I’ve talked long enough already and not nearly covered enough. BioShock is worth
It’s a genuine piece of art; thought provoking and inspired.
Guitar Hero: Aerosmith on the other hand…
It’s a lot better than I was expecting, given Moh0k’s reaction to the game. Once again (like with Soul Calibur), I’m quite the GH fan and I wasn’t expecting very much from an Aerosmith themed spin-off. Now I’m sure Aerosmith are a great band, and I’m sure that there are lots of people out there who really like them a lot, but when I first heard about it I groaned. I like a few of their songs Love in an Elevator, Walk This Way, Dude (Looks Like A Lady) but the later sadly doesn’t make an appearance in the game. So it was with much trepidation that I fired up Guitar Hero: Aerosmith.

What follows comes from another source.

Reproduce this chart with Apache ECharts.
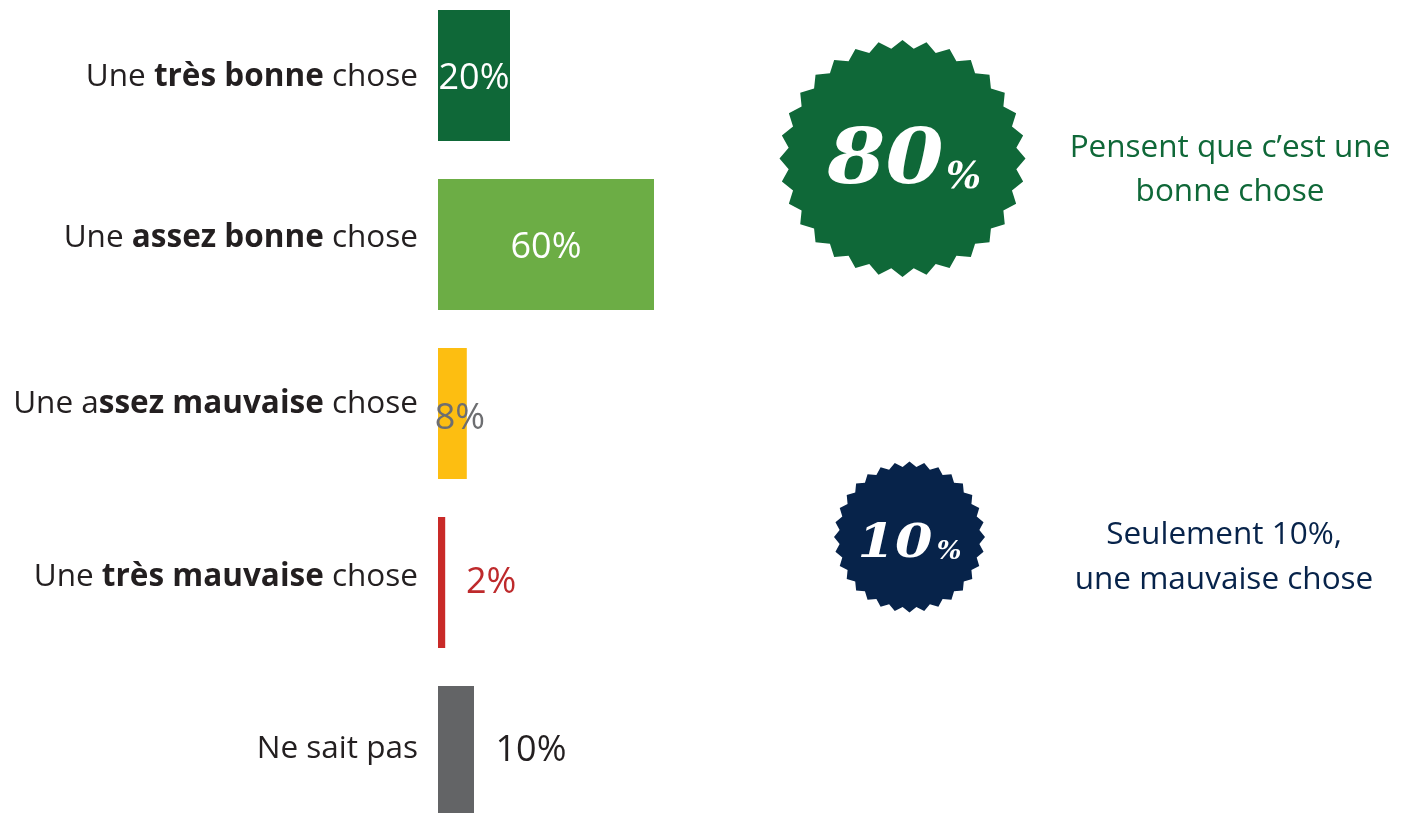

The game is actually quite good. I really quite liked most of the non-Aerosmith songs, and even found myself enjoying a few of the Aerosmith songs that I had previously been unfamiliar with. Still, other than an additional 40-odd songs, the game brings nothing new to the franchise. As if that wasn’t bad enough, it’s completely incompatible with my GH3 content, including all the DLC on my Hard Drive.
Normally we’d shy away from talking about a game’s RRP, but Aerosmith retails for AUD$89.95 for Xbox 360. (it’s probably similarly costed for PS3 and about $10 cheaper on Wii and PS2) Frankly, that’s outrageous – moreso given that the GH3 disc sells for $79.95 for Xbox 360. Aerosmith is worth $10 more than the core GH3 experience? Hardly. It’s worth
1818 MSP (AUD$30)
It’s DLC dressed up as an expansion pack. If you’re an Aerosmith fan then you’ll enjoy it, but for everyone else there’s plenty of great DLC out there and GH4 on the horizon.